GOAL OF THE EXERCISE:
Among the lines below, keep only those from the one containing "Write a web" through the one containing "85.4, 87.6, 89.5];", and reproduce them exactly.

MATERIAL SUPPLIED:
++++++

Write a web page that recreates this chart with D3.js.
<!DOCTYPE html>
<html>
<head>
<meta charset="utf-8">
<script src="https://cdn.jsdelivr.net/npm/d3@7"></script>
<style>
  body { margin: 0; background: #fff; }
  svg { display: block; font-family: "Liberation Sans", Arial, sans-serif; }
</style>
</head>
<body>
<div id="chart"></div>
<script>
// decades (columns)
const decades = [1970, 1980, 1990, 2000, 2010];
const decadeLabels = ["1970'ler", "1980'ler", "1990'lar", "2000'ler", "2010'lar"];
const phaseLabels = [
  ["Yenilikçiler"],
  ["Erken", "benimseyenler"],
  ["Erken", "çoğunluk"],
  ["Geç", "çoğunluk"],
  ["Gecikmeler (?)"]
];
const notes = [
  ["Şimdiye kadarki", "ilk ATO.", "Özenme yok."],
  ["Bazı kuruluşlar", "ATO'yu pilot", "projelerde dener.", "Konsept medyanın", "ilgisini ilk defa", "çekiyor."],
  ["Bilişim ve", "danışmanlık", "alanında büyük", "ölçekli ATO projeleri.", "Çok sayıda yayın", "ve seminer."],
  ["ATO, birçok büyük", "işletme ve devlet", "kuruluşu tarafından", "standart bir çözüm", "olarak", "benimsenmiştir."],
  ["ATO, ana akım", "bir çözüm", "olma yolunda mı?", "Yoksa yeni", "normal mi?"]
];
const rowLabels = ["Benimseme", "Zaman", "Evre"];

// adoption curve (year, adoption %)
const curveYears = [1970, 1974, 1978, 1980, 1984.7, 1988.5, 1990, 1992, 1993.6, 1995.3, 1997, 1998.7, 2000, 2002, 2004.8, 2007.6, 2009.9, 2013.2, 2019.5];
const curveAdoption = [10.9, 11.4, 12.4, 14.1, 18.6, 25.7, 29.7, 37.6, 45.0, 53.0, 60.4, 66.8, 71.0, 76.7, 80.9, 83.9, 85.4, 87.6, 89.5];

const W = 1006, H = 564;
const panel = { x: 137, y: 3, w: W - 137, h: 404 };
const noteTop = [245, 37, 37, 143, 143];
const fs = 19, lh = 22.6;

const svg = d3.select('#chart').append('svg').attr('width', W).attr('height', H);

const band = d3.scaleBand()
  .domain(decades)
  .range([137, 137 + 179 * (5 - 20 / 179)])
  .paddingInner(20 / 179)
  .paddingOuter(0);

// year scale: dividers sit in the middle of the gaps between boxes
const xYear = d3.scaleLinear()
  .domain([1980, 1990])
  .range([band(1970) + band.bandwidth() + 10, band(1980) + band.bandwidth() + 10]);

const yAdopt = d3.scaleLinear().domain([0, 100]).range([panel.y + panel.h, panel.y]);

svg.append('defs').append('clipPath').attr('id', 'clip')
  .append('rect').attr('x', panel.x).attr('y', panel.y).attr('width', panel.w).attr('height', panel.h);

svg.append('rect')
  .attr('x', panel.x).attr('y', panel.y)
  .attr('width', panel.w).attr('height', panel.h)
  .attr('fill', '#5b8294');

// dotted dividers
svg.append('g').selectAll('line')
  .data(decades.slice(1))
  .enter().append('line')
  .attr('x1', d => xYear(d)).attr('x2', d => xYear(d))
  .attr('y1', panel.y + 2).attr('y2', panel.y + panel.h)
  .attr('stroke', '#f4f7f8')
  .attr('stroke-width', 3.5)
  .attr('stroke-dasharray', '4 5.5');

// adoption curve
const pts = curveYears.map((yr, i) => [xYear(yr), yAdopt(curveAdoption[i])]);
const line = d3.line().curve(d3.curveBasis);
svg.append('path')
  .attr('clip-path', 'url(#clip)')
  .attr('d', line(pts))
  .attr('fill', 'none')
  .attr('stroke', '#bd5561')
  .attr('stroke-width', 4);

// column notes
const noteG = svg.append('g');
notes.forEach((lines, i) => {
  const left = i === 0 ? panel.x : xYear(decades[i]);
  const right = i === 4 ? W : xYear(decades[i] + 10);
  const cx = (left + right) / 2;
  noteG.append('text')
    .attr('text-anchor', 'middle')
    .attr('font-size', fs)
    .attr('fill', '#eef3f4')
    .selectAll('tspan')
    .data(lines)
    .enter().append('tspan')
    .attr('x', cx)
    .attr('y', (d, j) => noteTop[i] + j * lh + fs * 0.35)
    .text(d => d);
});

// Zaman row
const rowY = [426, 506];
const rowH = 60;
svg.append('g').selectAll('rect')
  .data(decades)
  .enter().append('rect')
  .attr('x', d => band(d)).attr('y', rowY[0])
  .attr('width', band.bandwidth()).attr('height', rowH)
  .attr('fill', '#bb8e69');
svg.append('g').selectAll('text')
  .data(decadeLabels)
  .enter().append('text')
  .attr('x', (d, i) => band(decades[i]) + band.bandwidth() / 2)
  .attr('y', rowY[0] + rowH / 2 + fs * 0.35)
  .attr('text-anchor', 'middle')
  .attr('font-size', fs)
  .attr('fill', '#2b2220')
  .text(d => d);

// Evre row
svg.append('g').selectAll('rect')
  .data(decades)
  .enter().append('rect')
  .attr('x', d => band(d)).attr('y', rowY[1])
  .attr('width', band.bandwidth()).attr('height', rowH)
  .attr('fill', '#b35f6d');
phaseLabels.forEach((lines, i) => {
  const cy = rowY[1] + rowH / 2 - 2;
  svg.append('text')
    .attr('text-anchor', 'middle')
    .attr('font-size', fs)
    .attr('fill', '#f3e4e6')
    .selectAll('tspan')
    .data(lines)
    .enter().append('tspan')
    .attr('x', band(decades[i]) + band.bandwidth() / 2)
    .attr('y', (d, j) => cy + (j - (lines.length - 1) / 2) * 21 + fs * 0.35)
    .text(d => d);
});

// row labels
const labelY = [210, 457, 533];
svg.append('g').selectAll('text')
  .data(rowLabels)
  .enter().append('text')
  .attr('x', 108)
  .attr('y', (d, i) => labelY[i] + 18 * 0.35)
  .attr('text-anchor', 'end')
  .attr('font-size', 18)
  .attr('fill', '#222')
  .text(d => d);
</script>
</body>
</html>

++++++

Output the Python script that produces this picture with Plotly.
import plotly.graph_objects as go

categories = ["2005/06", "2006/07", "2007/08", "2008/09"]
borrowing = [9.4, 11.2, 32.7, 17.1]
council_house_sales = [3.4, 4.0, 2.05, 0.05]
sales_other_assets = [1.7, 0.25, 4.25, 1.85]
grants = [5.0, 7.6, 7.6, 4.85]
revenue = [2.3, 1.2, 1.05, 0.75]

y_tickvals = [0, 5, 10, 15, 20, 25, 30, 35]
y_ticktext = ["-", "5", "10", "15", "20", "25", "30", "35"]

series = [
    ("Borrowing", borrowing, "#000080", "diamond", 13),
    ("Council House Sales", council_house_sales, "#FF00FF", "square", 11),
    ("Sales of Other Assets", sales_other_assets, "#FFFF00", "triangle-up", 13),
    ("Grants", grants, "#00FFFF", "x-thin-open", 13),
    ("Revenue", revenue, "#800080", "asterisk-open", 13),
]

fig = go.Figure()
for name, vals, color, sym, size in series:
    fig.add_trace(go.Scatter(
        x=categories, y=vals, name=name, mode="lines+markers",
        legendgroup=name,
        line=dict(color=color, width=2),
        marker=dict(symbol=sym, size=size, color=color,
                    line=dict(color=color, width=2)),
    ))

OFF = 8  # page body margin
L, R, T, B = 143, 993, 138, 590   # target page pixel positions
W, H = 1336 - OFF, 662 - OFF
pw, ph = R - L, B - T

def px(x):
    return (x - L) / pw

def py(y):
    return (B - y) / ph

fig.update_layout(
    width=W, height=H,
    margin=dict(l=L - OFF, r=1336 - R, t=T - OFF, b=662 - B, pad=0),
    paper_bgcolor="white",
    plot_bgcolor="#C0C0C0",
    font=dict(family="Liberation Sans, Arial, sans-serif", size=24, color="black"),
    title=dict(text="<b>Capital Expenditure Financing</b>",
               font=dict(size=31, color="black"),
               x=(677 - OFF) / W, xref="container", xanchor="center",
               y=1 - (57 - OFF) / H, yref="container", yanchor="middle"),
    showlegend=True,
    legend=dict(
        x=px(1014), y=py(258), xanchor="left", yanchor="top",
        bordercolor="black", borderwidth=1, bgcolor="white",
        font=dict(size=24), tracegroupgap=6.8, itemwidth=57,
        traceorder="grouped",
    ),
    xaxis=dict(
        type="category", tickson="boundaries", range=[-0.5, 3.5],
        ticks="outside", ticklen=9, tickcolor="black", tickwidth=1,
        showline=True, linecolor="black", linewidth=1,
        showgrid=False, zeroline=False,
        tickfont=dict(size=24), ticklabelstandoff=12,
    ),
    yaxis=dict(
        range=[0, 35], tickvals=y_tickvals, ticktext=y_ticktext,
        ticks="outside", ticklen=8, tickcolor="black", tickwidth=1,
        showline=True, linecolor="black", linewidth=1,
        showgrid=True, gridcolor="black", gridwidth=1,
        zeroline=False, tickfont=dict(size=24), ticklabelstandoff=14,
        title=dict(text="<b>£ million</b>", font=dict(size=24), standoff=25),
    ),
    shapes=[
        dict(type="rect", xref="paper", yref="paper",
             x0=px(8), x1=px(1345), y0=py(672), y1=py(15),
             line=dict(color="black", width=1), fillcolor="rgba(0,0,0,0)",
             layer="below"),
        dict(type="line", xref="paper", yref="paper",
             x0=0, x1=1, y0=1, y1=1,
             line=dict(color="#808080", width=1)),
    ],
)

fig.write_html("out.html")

++++++

COMPLETE ANSWER:
Write a web page that recreates this chart with D3.js.
<!DOCTYPE html>
<html>
<head>
<meta charset="utf-8">
<script src="https://cdn.jsdelivr.net/npm/d3@7"></script>
<style>
  body { margin: 0; background: #fff; }
  svg { display: block; font-family: "Liberation Sans", Arial, sans-serif; }
</style>
</head>
<body>
<div id="chart"></div>
<script>
// decades (columns)
const decades = [1970, 1980, 1990, 2000, 2010];
const decadeLabels = ["1970'ler", "1980'ler", "1990'lar", "2000'ler", "2010'lar"];
const phaseLabels = [
  ["Yenilikçiler"],
  ["Erken", "benimseyenler"],
  ["Erken", "çoğunluk"],
  ["Geç", "çoğunluk"],
  ["Gecikmeler (?)"]
];
const notes = [
  ["Şimdiye kadarki", "ilk ATO.", "Özenme yok."],
  ["Bazı kuruluşlar", "ATO'yu pilot", "projelerde dener.", "Konsept medyanın", "ilgisini ilk defa", "çekiyor."],
  ["Bilişim ve", "danışmanlık", "alanında büyük", "ölçekli ATO projeleri.", "Çok sayıda yayın", "ve seminer."],
  ["ATO, birçok büyük", "işletme ve devlet", "kuruluşu tarafından", "standart bir çözüm", "olarak", "benimsenmiştir."],
  ["ATO, ana akım", "bir çözüm", "olma yolunda mı?", "Yoksa yeni", "normal mi?"]
];
const rowLabels = ["Benimseme", "Zaman", "Evre"];

// adoption curve (year, adoption %)
const curveYears = [1970, 1974, 1978, 1980, 1984.7, 1988.5, 1990, 1992, 1993.6, 1995.3, 1997, 1998.7, 2000, 2002, 2004.8, 2007.6, 2009.9, 2013.2, 2019.5];
const curveAdoption = [10.9, 11.4, 12.4, 14.1, 18.6, 25.7, 29.7, 37.6, 45.0, 53.0, 60.4, 66.8, 71.0, 76.7, 80.9, 83.9, 85.4, 87.6, 89.5];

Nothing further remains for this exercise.